The potential for nuclear war remains as present today as it was during the Cold War, with United States and Russian relations on a shaky footing, tensions between India and Pakistan and the Korean Peninsula tense.

The World Council of Churches WCC has joined other faith groups in New York to issue a call that governments should capitalize on years of growing concern and negotiate a ban on nuclear weapons next year.

The inter-religious call was made at the United Nations on Oct. 12 where the message pointed out that despite the decades-old U.N. charter the world is not a safer place due to arms proliferation.

Article 26 of the U.N. Charter, singed in 1945, envisages the "establishment and maintenance of international peace and security with the least diversion for armaments of the world's human and economic resources."

In the decades since the adoption of the charter, however, the world has diverted immense stores of material, economic, technical and intellectual resources to the production and maintenance of "a vast and growing array of armaments."

"Far from ensuring peace and security, these preparations for war and violence have locked states into the 'security dilemma' of escalating mistrust and fear.

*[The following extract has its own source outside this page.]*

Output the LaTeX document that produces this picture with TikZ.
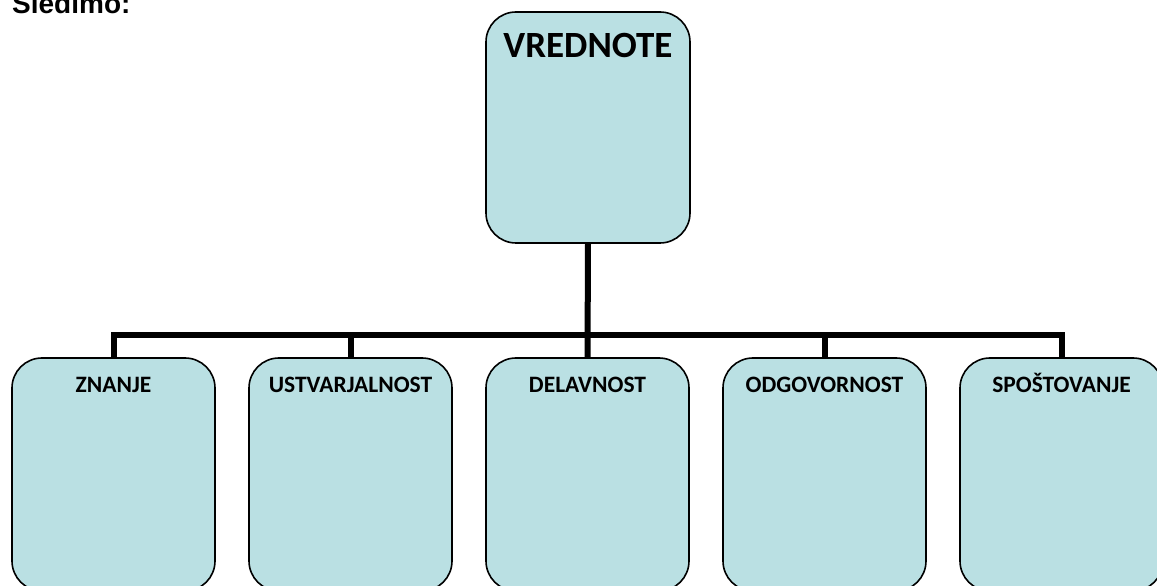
\documentclass[tikz,border=0pt]{standalone}
\usepackage{fontspec}
\setmainfont{Carlito}
\newfontfamily\headfont{Liberation Sans}
\usepackage{xcolor}
\definecolor{boxfill}{RGB}{186,224,227}

\tikzset{
  valbox/.style={draw=black, line width=1.6pt, fill=boxfill, rounded corners=30pt,
    minimum width=203pt, minimum height=233pt, inner sep=0pt, outer sep=0pt},
  conn/.style={draw=black, line width=6pt},
}

\begin{document}
\begin{tikzpicture}[x=1pt, y=1pt]
  \useasboundingbox (0,0) rectangle (1157,586);

  \node[anchor=base west, inner sep=0pt, font=\headfont\bfseries\fontsize{28}{30}\selectfont] (title) at (12,572) {Sledimo:};

  \node[valbox, minimum width=204pt, minimum height=231pt,
    label={[anchor=base, yshift=-46pt, font=\bfseries\fontsize{37}{40}\selectfont]north:VREDNOTE}]
    (vrednote) at (588,458.5) {};

  \node[valbox, label={[anchor=base, yshift=-35pt, font=\bfseries\fontsize{23.5}{26}\selectfont]north:ZNANJE}]
    (znanje) at (113.5,111.5) {};
  \node[valbox, label={[anchor=base, yshift=-35pt, font=\bfseries\fontsize{23.5}{26}\selectfont]north:USTVARJALNOST}]
    (ustvarjalnost) at (350.5,111.5) {};
  \node[valbox, label={[anchor=base, yshift=-35pt, font=\bfseries\fontsize{23.5}{26}\selectfont]north:DELAVNOST}]
    (delavnost) at (587.5,111.5) {};
  \node[valbox, label={[anchor=base, yshift=-35pt, font=\bfseries\fontsize{23.5}{26}\selectfont]north:ODGOVORNOST}]
    (odgovornost) at (824.5,111.5) {};
  \node[valbox, label={[anchor=base, yshift=-35pt, font=\bfseries\fontsize{23.5}{26}\selectfont]north:SPOŠTOVANJE}]
    (spostovanje) at (1061.5,111.5) {};

  \coordinate (bus) at (588,251);

  \draw[conn] (vrednote.south) -- (delavnost.north);
  \draw[conn] (znanje.north) |- (bus) -| (spostovanje.north);
  \foreach \n in {ustvarjalnost, odgovornost}
    \draw[conn] (\n.north) -- (\n.north |- bus);
\end{tikzpicture}
\end{document}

"They have inflamed and entrenched conflicts throughout world, bringing unimaginable suffering to vast numbers of people," said the faith communities.

Speaking on behalf of Christian, Buddhist and Muslim organizations, Dr. Emily Welty urged delegates to "negotiate a legally-binding instrument prohibiting nuclear weapons."

A resolution calling for such a treaty next year was introduced at the disarmament committee of the UN General Assembly, the day she spoke.

Welty is vice-moderator of the WCC Commission of the Churches on International Affairs.

Nuclear weapons are "incompatible with the values upheld by our respective faith tradition - the right of people to live in dignity; the commands of conscience and justice; the duty to protect the vulnerable and to safeguard the planet for future generations," the joint statement said.

Nuclear weapons are lethal technologies which have been developed without regard for the public conscience and the rule of law, Welty said. They are "the pinnacle of humanity's self-destructive potential".

The inter-faith statement was issued by Pax Christi International, Maryknoll Fathers and Brothers, Soka Gakkai International and other groups as well as the WCC.